Em julho de 1976, os Estados Unidos organizaram uma retirada dos estrangeiros, e eu concordei, devido à insistência de Jihad, em levar Tarek à Austrália. Foi muito duro separar-me de meu marido; se já não estivéssemos habituados à constante incerteza sobre a segurança um do outro, não teria conseguido partir. Com freqüência, durante a primeira parte de nossa viagem, a bordo de um transporte anfíbio norte-americano, Tarek, de pé no convés, acenava para longe dizendo: “Adeus, papai!”
A sensação de segurança lá na Austrália era como um sonho. Todos aqueles banhos de chuveiro, toda aquela carne e frutas frescas! Três meses na tranqüilidade de Sydney fizeram que os horrores e as privações da guerra se tornassem mais reais do que no momento em que eu estava passando por eles.
Mas, quando Tarek e eu voltamos em outubro de 1976, imediatamente o absurdo se tornou de novo comum. Levei horas para encontrar um motorista de táxi que estivesse disposto a levar-nos de Damasco a Beirute. Várias vezes tivemos de fugir de balas de atiradores esparsos, vindas de aldeias que ainda resistiam ao controle do exército sírio que avançava.
Quando cheguei a casa, Jihad estava fora, trablhando. Duas famílias que tinham ficado durante os piores meses da guerra vieram dar-nos as boas vindas.

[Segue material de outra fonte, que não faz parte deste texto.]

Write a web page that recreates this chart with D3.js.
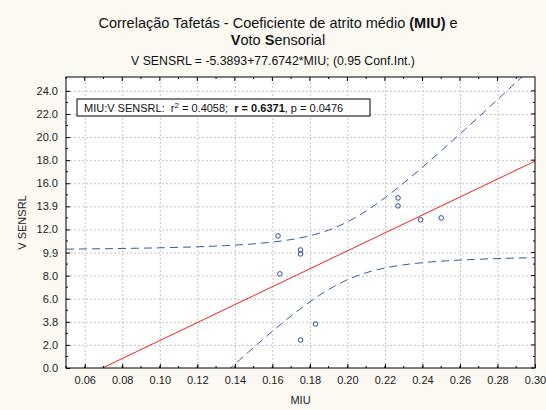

O apartamento estava um caos. Assim que Jihad regressou, a meio da tarde, Tarek correu para os braços dele com um grito de alegria: “Papai!” Amargamente, queixei-me das baratas e das cascas de nozes de pistache debaixo das cadeiras.
“Eu me preocupando que nem doida, e você sentado aqui, comendo pistache!”, berrei.
“Não havia mais nada para fazer”, disse Jihad com um sorriso sarcástico.
Muito mais tarde, depois que Tarek foi dormir, Jihad e eu olhamos bem um para o outro. Disse-lhe que não parecia mudado; ele comentou que eu estava na mesma. Levamos tempo para compreender que estávamos completamente errados... e quanto os últimos 18 meses nos haviam modificado. Nossa pequena família resistira, mas a euforia apenas por estarmos vivos em breve desapareceu. Nosso desejo de sobrevivência tinha-se tornado de tal forma um instinto animal, tão preocupado em evitar a destruição, tão entranhado, que continuava sendo a força dominante de nossas vidas.
Nesse aspecto, éramos também vítimas da guerra, e, por essa razão, iremos deixar Beirute logo que Jihad arranje um novo lar para nós.
Queremos um lugar onde as pessoas não guardem pistolas nos carros e metralhadoras nos quartos de dormir, onde possamos esquecer a tortura e a morte, onde o insólito não seja aceito como normal.